Horchata is a traditional Mexican drink made with rice, flavoured with cinnamon, and sweetened with sugar! Often there are nuts and seeds added in with the rice, giving it a richer flavour. Here’s our version of coffee horchata! It’s super refreshing and delicious, and quite simple to make at home. We recommend adding this recipe into your quarantine plans!
1/2 cup coffee beans, coarsely ground
1/2 cup rice (white or brown), coarsely ground
1/2 cup raw almonds
1 cinnamon stick, broken in pieces (can also add a bit of nutmeg or cloves if you enjoy a more spiced drink)
2 tbsp sugar (we used granulated, but could substitute with coconut sugar or raw sugar...or you can omit completely if you don't want it sweetened at all)
1 litre of cold water
Coarsely grind the rice, and then the coffee, using a spice mill or a coffee grinder. Add the ground rice and coffee, along with all the other ingredients, into an airtight container and store in the fridge for at least 12 hours to steep.
Once 12 hours is up, remove the container from the fridge, and empty content into a blender. Blend very well!
Pour blended liquid through a fine mesh strainer lined with cheesecloth or a nut mylk bag, into a bowl or wide mouthed container underneath. Make sure you press or squeeze all of the liquid out.
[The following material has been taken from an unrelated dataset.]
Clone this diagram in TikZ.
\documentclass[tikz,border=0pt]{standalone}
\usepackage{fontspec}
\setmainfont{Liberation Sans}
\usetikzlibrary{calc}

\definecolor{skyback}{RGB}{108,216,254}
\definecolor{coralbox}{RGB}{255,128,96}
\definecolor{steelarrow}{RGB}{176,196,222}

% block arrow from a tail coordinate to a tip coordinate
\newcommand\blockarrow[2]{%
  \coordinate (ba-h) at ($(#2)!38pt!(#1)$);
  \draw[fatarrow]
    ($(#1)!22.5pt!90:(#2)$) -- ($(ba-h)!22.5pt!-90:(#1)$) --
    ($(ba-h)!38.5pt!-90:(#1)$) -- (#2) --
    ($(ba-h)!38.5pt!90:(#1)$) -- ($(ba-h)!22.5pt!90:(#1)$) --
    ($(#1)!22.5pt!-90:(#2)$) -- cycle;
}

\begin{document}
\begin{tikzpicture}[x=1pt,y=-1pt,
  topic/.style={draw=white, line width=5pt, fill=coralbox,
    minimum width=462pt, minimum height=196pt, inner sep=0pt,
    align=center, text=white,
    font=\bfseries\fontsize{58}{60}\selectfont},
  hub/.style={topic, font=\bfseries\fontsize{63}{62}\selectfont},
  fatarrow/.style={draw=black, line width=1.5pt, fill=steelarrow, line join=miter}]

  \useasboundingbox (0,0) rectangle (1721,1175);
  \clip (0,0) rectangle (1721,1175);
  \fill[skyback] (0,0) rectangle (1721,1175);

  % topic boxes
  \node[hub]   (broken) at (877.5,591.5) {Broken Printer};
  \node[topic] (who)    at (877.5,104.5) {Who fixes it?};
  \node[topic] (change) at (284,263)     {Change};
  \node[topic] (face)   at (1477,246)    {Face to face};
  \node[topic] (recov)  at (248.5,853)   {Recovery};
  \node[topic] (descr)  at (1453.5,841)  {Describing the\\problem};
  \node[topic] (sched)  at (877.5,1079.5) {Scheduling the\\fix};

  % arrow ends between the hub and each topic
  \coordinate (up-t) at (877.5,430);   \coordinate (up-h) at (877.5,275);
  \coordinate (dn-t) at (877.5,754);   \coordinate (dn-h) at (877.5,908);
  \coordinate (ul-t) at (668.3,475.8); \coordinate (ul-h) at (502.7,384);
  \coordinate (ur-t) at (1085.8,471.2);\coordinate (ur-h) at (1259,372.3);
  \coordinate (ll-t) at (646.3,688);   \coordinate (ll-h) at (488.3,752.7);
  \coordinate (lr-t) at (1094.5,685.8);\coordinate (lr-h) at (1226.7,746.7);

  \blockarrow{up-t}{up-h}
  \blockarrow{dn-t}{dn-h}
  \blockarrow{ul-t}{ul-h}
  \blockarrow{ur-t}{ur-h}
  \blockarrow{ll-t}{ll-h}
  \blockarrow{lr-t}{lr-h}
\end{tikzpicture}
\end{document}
There you have it! Coffee Horchata. You can store your horchata in an airtight container or jar inside of the fridge for up to a week! You'll find that it separates as it sits - this is totally fine! Simply shake before serving.
Serve over ice, and garnish with a sprinkle of cinnamon (or a whole stick if you're feeling fancy)! Creamy and decadent, while still being refreshing!